Swedish Cold War Reconnaissance
After WW2 the Swedish Air Force quickly realised the threat posed by the rapidly expanding Russian empire and, despite the countries long-standing neutrality, they began to undertake reconnaissance activity along the Baltic. The early missions began in the autumn of 1945, continuing into 1946, and were flown by a SAAB B18B, a Swedish version of the Junkers Ju-86, operated by the F17 wing at Ronneby. These missions usually took off during the night so they could arrive in the target area at dawn. Once they reached the Baltic coast, the B18B would climb to 200-300 meters to take photos of any vessels they encountered and they frequently encountered Soviet fighter aircraft.
In 1946, following reports about rockets flying through Swedish airspace, it was decided to mount a reconnaissance sortie towards the Penemunde peninsula where it was suspected that Soviet rocket research was based at the old German rocket research facility. A SAAB B17 single engined dive bomber was converted into a recce aircraft and on 7 Aug 46 made its first attempt to photograph the facility, but had to turn back when it was intercepted by a number of Soviet fighters. A number of further attempts were made by the B17, but every time the sortie had to be cancelled when numerous Soviet fighters intercepted the aircraft before it reached the target. Eventually it was realised that a higher performance aircraft would stand a better chance of successfully completing the mission and it was decided to use a Swedish P-51D instead. A number of American reconnaissance cameras were borrowed and installed in the P-51D by Swedish technicians. The sorties, known as Operation Falun, began on 10 Jul 48 and the results were shared with the Americans.
However, before long it was decided that these reconnaissance sorties needed a dedicated reconnaissance aircraft to obtain the best results and for this the Swedish Air Force decided to use the Spitfire PR Mk XIX, known in Sweden as the S31 and in 1948 this was operated by the F11 wing at Nykoping. Between 1948-9 around 15 reconnaissance sorties were flown in an S31 along the Soviet Baltic coast, but avoiding major cities. On 25 Sep 49 an S31, with all national insignias covered by black paint, operating from Lulea in the north of Sweden made a single sortie to the Kola peninsula.
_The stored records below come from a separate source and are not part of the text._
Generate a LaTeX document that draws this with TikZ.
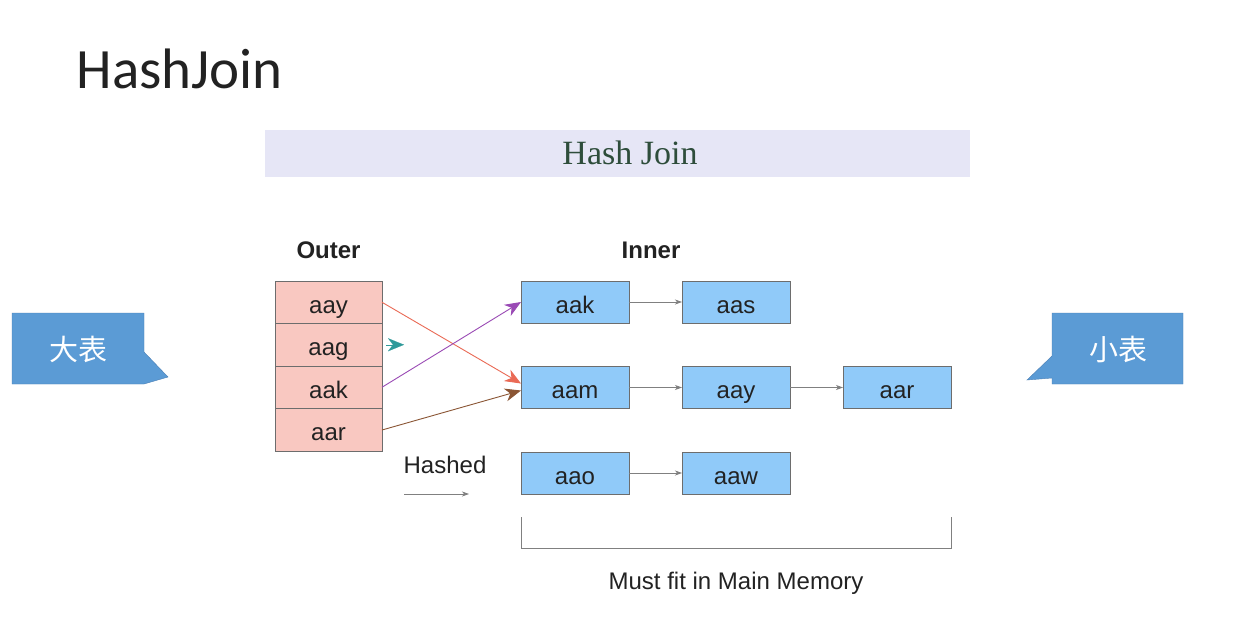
\documentclass[tikz,border=0pt]{standalone}
\usepackage{fontspec}
\setmainfont{Liberation Sans}
\newfontfamily\cjk{Noto Sans CJK SC}
\newfontfamily\headfont{Carlito}
\newfontfamily\bannerfont{Liberation Serif}
\usetikzlibrary{arrows.meta,calc}
\definecolor{outerfill}{HTML}{F9C8C1}
\definecolor{innerfill}{HTML}{90CAF9}
\definecolor{boxline}{HTML}{6D6D6D}
\definecolor{banner}{HTML}{E6E6F6}
\definecolor{bannertext}{HTML}{2E4D3B}
\definecolor{callout}{HTML}{5B9BD5}
\definecolor{calloutline}{HTML}{4A7FB5}
\definecolor{redarr}{HTML}{EA6A55}
\definecolor{purplearr}{HTML}{9A4AB5}
\definecolor{brownarr}{HTML}{8A5534}
\definecolor{tealarr}{HTML}{2E9A9A}
\definecolor{ink}{HTML}{222222}
\tikzset{
  outerbox/.style={rectangle,draw=boxline,fill=outerfill,minimum width=107pt,
    minimum height=42.5pt,inner sep=0pt,outer sep=0pt,text=ink,
    font=\fontsize{24}{28}\selectfont,text height=26pt,text depth=4pt},
  innerbox/.style={rectangle,draw=boxline,fill=innerfill,minimum width=108pt,
    minimum height=42pt,inner sep=0pt,outer sep=0pt,text=ink,
    font=\fontsize{24}{28}\selectfont,text height=26pt,text depth=4pt},
  link/.style={draw=gray,line width=0.8pt,-{Stealth[length=7pt,width=5pt,inset=2pt]}},
  hashline/.style={line width=0.9pt,-{Stealth[length=16pt,width=13pt,inset=5pt]}},
  label/.style={font=\fontsize{24}{28}\selectfont,text=ink},
}
\begin{document}
\begin{tikzpicture}[x=1pt,y=-1pt]
      \useasboundingbox[fill=white] (0,0) rectangle (1233,624);
      % title and banner
      \node[anchor=west,font=\headfont\fontsize{57}{62}\selectfont,text=ink] (title) at (73,69) {HashJoin};
      \fill[banner] (265,130) rectangle (970,177);
      \node[font=\bannerfont\fontsize{34}{38}\selectfont,text=bannertext] (banner) at (630,153) {Hash Join};

      % outer table
      \node[label,font=\bfseries\fontsize{24}{28}\selectfont] (outer) at (328.5,250) {Outer};
      \node[outerbox] (oy) at (328.5,302.25) {aay};
      \node[outerbox] (og) at (328.5,344.75) {aag};
      \node[outerbox] (ok) at (328.5,387.25) {aak};
      \node[outerbox] (or) at (328.5,429.75) {aar};

      % inner hash table
      \node[label,font=\bfseries\fontsize{24}{28}\selectfont] (inner) at (651,250) {Inner};
      \node[innerbox] (k1) at (575,302) {aak};
      \node[innerbox] (k2) at (736,302) {aas};
      \node[innerbox] (m1) at (575,387.5) {aam};
      \node[innerbox] (m2) at (736,387.5) {aay};
      \node[innerbox] (m3) at (897,387.5) {aar};
      \node[innerbox] (w1) at (575,473) {aao};
      \node[innerbox] (w2) at (736,473) {aaw};

      \draw[link] (k1) -- (k2);
      \draw[link] (m1) -- (m2);
      \draw[link] (m2) -- (m3);
      \draw[link] (w1) -- (w2);

      % hashed arrows
      \draw[hashline,redarr] (oy.east) -- ($(m1.west)+(0,-4)$);
      \draw[hashline,purplearr] (ok.east) -- (k1.west);
      \draw[hashline,brownarr] (or.east |- 0,430) -- ($(m1.west)+(0,3)$);
      \draw[hashline,tealarr,line width=0.1pt] ($(og.east)+(4,0)$) -- ++(18,0);

      \node[label] (hashed) at (445,465) {Hashed};
      \coordinate (hs) at (404,494);
      \coordinate (he) at (469,494);
      \draw[link] (hs) -- (he);

      % memory bracket
      \coordinate (bl) at (521,517);
      \coordinate (br) at (951,517);
      \draw[gray,line width=0.9pt] (bl) -- ++(0,31) -| (br);
      \node[label] (memory) at (736,583) {Must fit in Main Memory};

      % callouts
      \draw[calloutline,fill=callout] (12,313) -- (144,313) -- (144,352) -- (168,377)
        -- (144,384) -- (12,384) -- cycle;
      \node[font=\cjk\fontsize{29}{32}\selectfont,text=white] (big) at (78,349) {大表};
      \draw[calloutline,fill=callout] (1052,313) -- (1183,313) -- (1183,384) -- (1052,384)
        -- (1052,378) -- (1027,380) -- (1052,356) -- cycle;
      \node[font=\cjk\fontsize{29}{32}\selectfont,text=white] (small) at (1118,349) {小表};
\end{tikzpicture}
\end{document}
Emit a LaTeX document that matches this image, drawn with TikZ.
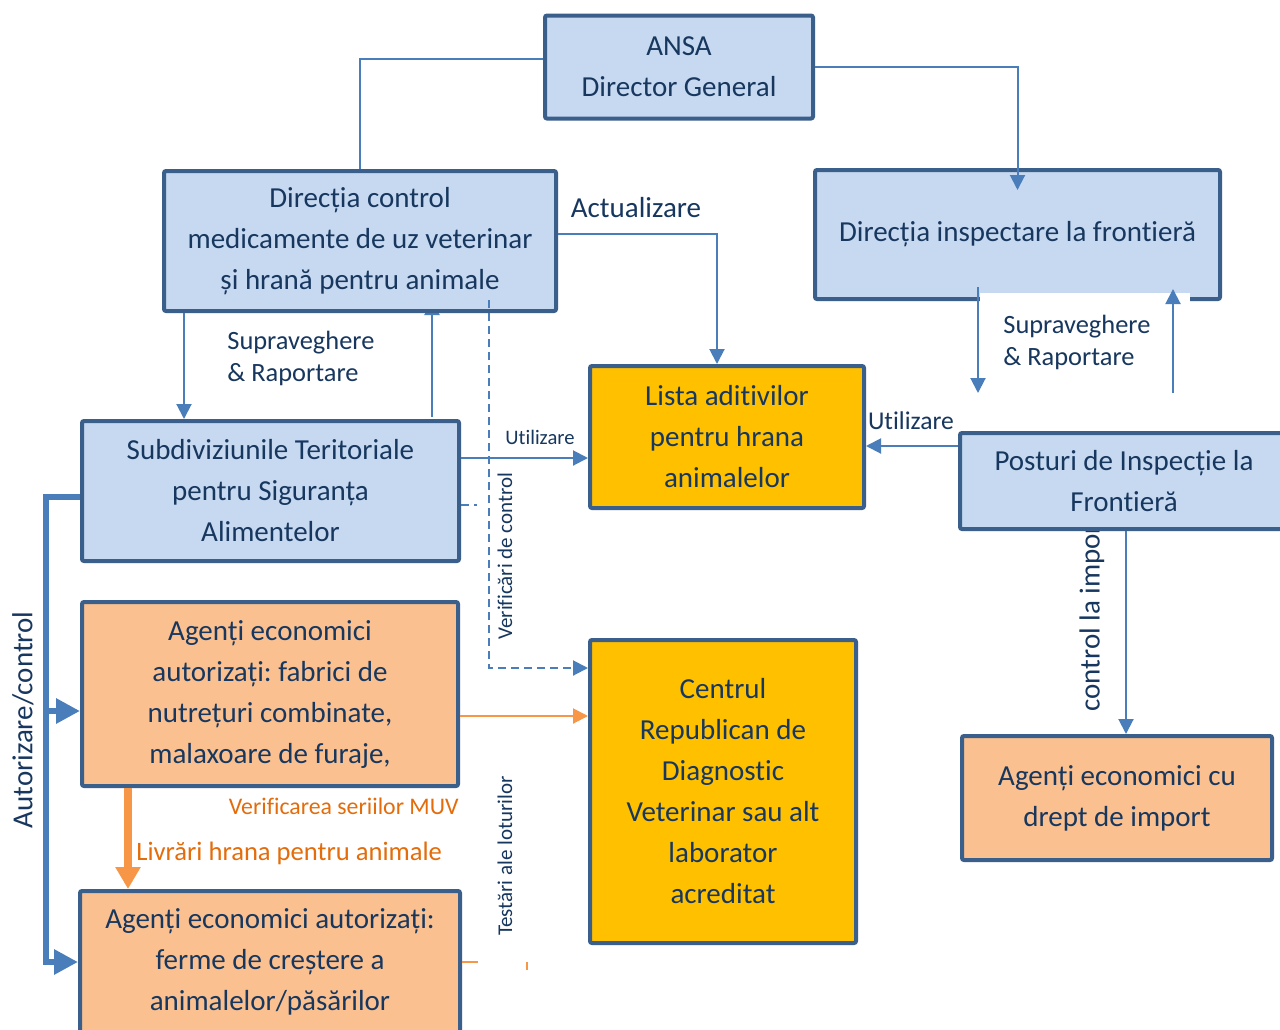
\documentclass[tikz,border=0pt]{standalone}
\usepackage{fontspec}
\setmainfont{Carlito}[Ligatures=NoCommon, RawFeature={-liga;-clig;-dlig}]
\usetikzlibrary{arrows.meta}
\frenchspacing
\definecolor{bordercol}{HTML}{3A5F8B}
\definecolor{bluefill}{HTML}{C6D9F1}
\definecolor{orangefill}{HTML}{FAC090}
\definecolor{yellowfill}{HTML}{FFC000}
\definecolor{textcol}{HTML}{17375E}
\definecolor{conncol}{HTML}{4A7EBB}
\definecolor{orangeline}{HTML}{F79646}
\definecolor{orangetext}{HTML}{E46C0A}
\tikzset{
  box/.style={draw=bordercol, line width=2pt, rounded corners=1pt, inner sep=0pt,
    align=center, text=textcol, font={\fontsize{14.5pt}{20.5pt}\selectfont}},
  bluebox/.style={box, fill=bluefill},
  orangebox/.style={box, fill=orangefill},
  yellowbox/.style={box, fill=yellowfill},
  conn/.style={draw=conncol, line width=1pt},
  arr/.style={-{Triangle[length=7.5pt,width=7.5pt]}},
  dashconn/.style={conn, dash pattern=on 4pt off 2.5pt},
  bigconn/.style={draw=conncol, line width=3pt},
  bigarr/.style={-{Triangle[length=12pt,width=12pt]}},
  orangethick/.style={draw=orangeline, line width=4pt, -{Triangle[length=11pt,width=12pt]}},
  orangethin/.style={draw=orangeline, line width=1pt},
  lbl/.style={text=textcol, inner sep=0pt},
  olbl/.style={text=orangetext, inner sep=0pt}
}
\begin{document}
\frenchspacing
\begin{tikzpicture}[x=0.5pt,y=-0.5pt]
\fill[white] (0,0) rectangle (1280,1029);
\useasboundingbox (0,0) rectangle (1280,1029);

% labels that lie under boxes
\node[lbl, rotate=90, anchor=west, font={\fontsize{14.5pt}{17pt}\selectfont}] (lctrl) at (1092,712) {control la import};

% connector hidden partly by box
\coordinate (c5start) at (432,417);
\coordinate (c5end) at (432,300);
\draw[conn, arr] (c5start) -- (c5end);

% boxes
\node[bluebox, minimum width=134pt, minimum height=51.5pt] (ansa) at (679,67) {ANSA\\Director General};
\node[bluebox, minimum width=196pt, minimum height=70pt] (dcontrol) at (360,241) {Direcția control\\medicamente de uz veterinar\\și hrană pentru animale};
\node[bluebox, minimum width=202.5pt, minimum height=64.5pt] (dinsp) at (1017.5,234.5) {Direcția inspectare la frontieră};
\node[bluebox, minimum width=188.5pt, minimum height=70pt] (subdiv) at (270.5,491) {Subdiviziunile Teritoriale\\pentru Siguranța\\Alimentelor};
\node[yellowbox, minimum width=137pt, minimum height=71pt] (lista) at (727,437) {Lista aditivilor\\pentru hrana\\animalelor};
\node[bluebox, minimum width=164pt, minimum height=48pt] (posturi) at (1124,481) {Posturi de Inspecție la\\Frontieră};
\node[orangebox, minimum width=188pt, minimum height=92pt] (fabrici) at (270,694) {Agenți economici\\autorizați: fabrici de\\nutrețuri combinate,\\malaxoare de furaje,};
\node[yellowbox, minimum width=133pt, minimum height=151.5pt] (centru) at (723,791.5) {Centrul\\Republican de\\Diagnostic\\Veterinar sau alt\\laborator\\acreditat};
\node[orangebox, minimum width=155pt, minimum height=62pt] (import) at (1117,798) {Agenți economici cu\\drept de import};
\node[orangebox, minimum width=190pt, minimum height=71pt] (ferme) at (270,962) {Agenți economici autorizați:\\ferme de creștere a\\animalelor/păsărilor};

% white label area covering the lower border of dinsp
\fill[white] (980,293) rectangle (1190,306);

% connectors
\draw[conn] (ansa.west |- 0,59) -| (dcontrol.north);
\draw[conn, arr] (ansa.east) -| (dinsp.north |- 0,190);
\draw[conn, arr] (dcontrol.east |- 0,234) -| (717,0 |- lista.north);
\draw[conn, arr] (184,0 |- dcontrol.south) -- (184,0 |- subdiv.north);
\coordinate (vstart) at (489,300);
\draw[dashconn, arr] (vstart) |- (centru.west |- 0,668);
\draw[conn, arr] (subdiv.east |- 0,458) -- (lista.west |- 0,458);
\coordinate (stubend) at (477,505);
\draw[dashconn] (subdiv.east |- 0,505) -- (stubend);
\coordinate (dstart) at (978,287);
\coordinate (dend) at (978,393);
\draw[conn, arr] (dstart) -- (dend);
\coordinate (ustart) at (1173,393);
\coordinate (uend) at (1173,289);
\draw[conn, arr] (ustart) -- (uend);
\draw[conn, arr] (posturi.west |- 0,446) -- (lista.east |- 0,446);
\draw[conn, arr] (1126,0 |- posturi.south) -- (1126,0 |- import.north);

% Autorizare/control
\coordinate (acorner) at (46,962);
\coordinate (abranch) at (46,711);
\draw[bigconn, bigarr] (subdiv.west |- 0,497) -| (acorner) -- (ferme.west |- acorner);
\draw[bigconn, bigarr] (abranch) -- (fabrici.west |- abranch);

% orange connectors
\draw[orangethick] (128,0 |- fabrici.south) -- (128,0 |- ferme.north);
\draw[orangethin, arr] (fabrici.east |- 0,716) -- (centru.west |- 0,716);
\coordinate (ostub) at (478,962);
\draw[orangethin] (ferme.east |- ostub) -- (ostub);
\coordinate (otick1) at (527,962);
\coordinate (otick2) at (527,970);
\draw[orangethin] (otick1) -- (otick2);

% labels
\node[lbl, font={\fontsize{14.5pt}{17pt}\selectfont}] (lact) at (636,208) {Actualizare};
\node[lbl, align=left, anchor=west, font={\fontsize{13.2pt}{16pt}\selectfont}] (lsup1) at (227,358) {Supraveghere\\\& Raportare};
\node[lbl, align=left, anchor=west, font={\fontsize{13.2pt}{16pt}\selectfont}] (lsup2) at (1003,342) {Supraveghere\\\& Raportare};
\node[lbl, font={\fontsize{10.3pt}{12pt}\selectfont}] (lut1) at (540,437) {Utilizare};
\node[lbl, font={\fontsize{12.8pt}{15pt}\selectfont}] (lut2) at (911,421) {Utilizare};
\node[lbl, rotate=90, font={\fontsize{10.5pt}{12pt}\selectfont}] (lverif) at (505,556) {Verificări de control};
\node[lbl, rotate=90, font={\fontsize{10.5pt}{12pt}\selectfont}] (ltest) at (505,856) {Testări ale loturilor};
\node[lbl, rotate=90, font={\fontsize{14.5pt}{17pt}\selectfont}] (laut) at (23,720) {Autorizare/control};
\node[olbl, anchor=east, font={\fontsize{11.9pt}{14pt}\selectfont}] (lmuv) at (459,806) {Verificarea seriilor MUV};
\node[olbl, anchor=west, font={\fontsize{13.3pt}{16pt}\selectfont}] (lliv) at (136,853) {Livrări hrana pentru animale};
\end{tikzpicture}
\end{document}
The Swedish Air Force had also soon recognised the need for gathering SIGINT from their neighbours, particularly the Soviet Union and on 13 Jun 46 a converted B3 (Junkers Ju 86) began flying out of Visby on the island of Gotland on a 3-4 hour sortie to gather data on Soviet radars and by Nov 46 this one aircraft had logged over 300 flight hours on this task. In 1951 a twin engined SAAB 18 was also used for some SIGINT roles but that same year the Swedish Air Force took delivery of a DC-3 aircraft (79001) that took over the SIGINT task from the B3 and completed its first sortie on 13 Jun 51. This aircraft made a total of 53 SIGINT flights before Soviet fighters shot it down on 13 Jun 52 just east of Gotland in the Baltic. Soviet fighters also shot down a Swedish PBY Catalina searching for the survivors of the DC-3 just east of Gotland. With the loss of the DC-3, the SIGINT task was undertaken by another DC-3 (79002) until that aircraft was replaced by a Tp82 Vickers Varsity and today DC-3 79002 is preserved in the Skokloster Motor Museum, 45km north of Stockholm.